Yes, it may be merely the last stage of my preoccupation with my father’s death, and with my own that is not so far off.
Yes, it may be a covert attempt at atonement for all the bad things I have done, or that have been done to me, by mistake or deliberation.
Yes, it may not be my own willed act at all, but the act of some subterranean force that lives in me of which I am completely unaware—the will of the force within me that is the true meaning of my life.
I accept, indeed embrace, all these explanations of why I keep saying the Kaddish with such ardor. Perhaps the first and simplest, the least rational and pretentious, is closest to the essence of my personality: I say Kaddish out of love of language, of the music of language, and of the language of faith.

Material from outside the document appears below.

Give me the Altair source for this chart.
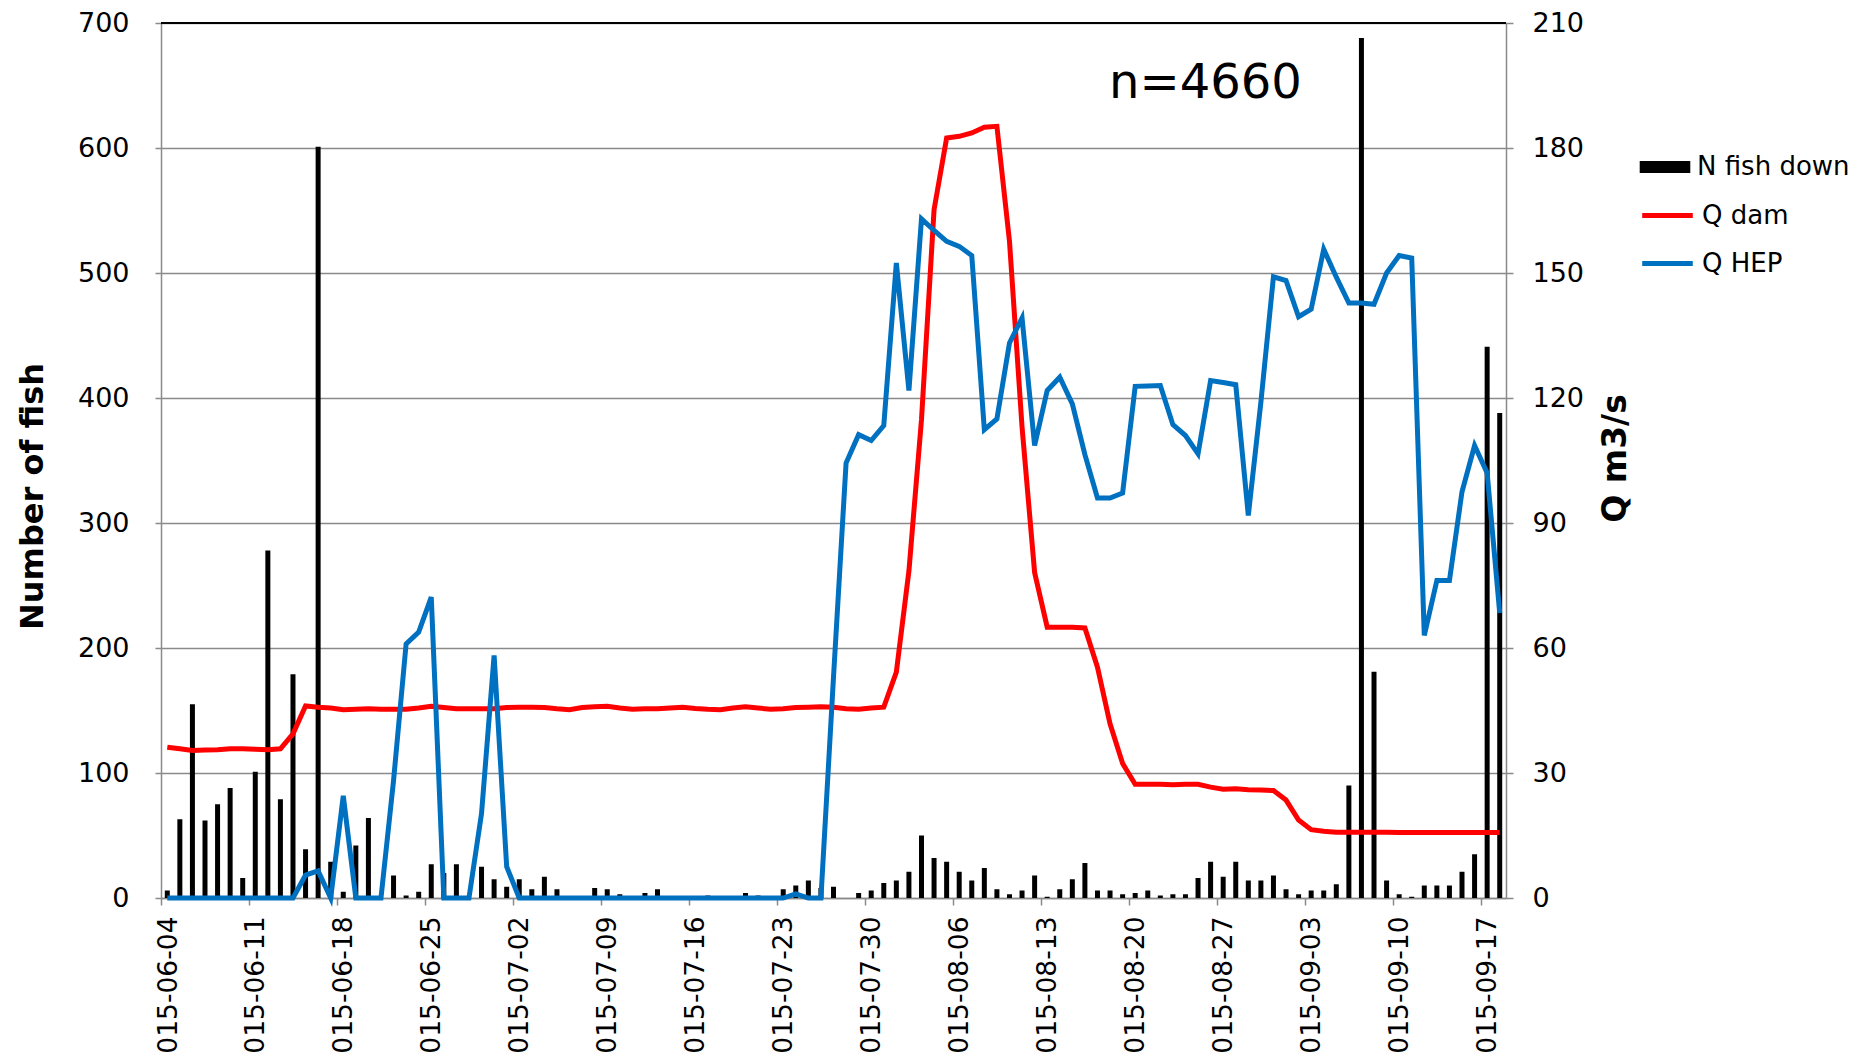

I remain an agnostic, one who thinks that the existence of God can neither be proved nor disproved—though, in my case, devoutly to be wished. This is a paradox I have struggled with all my life—or at least since my father’s death.
Sharansky, in the same autobiographical memoir, tells us that he was immeasurably strengthened during his imprisonment by a saying of a hasidic master, Rabbi Nahman of Bratslav, reverently known as “the Bratslaver”: “This entire world is a very narrow bridge. The thing is not to be afraid.”
Saying Kaddish for those I loved will, I hope, help me to cross that narrow bridge without too much fear.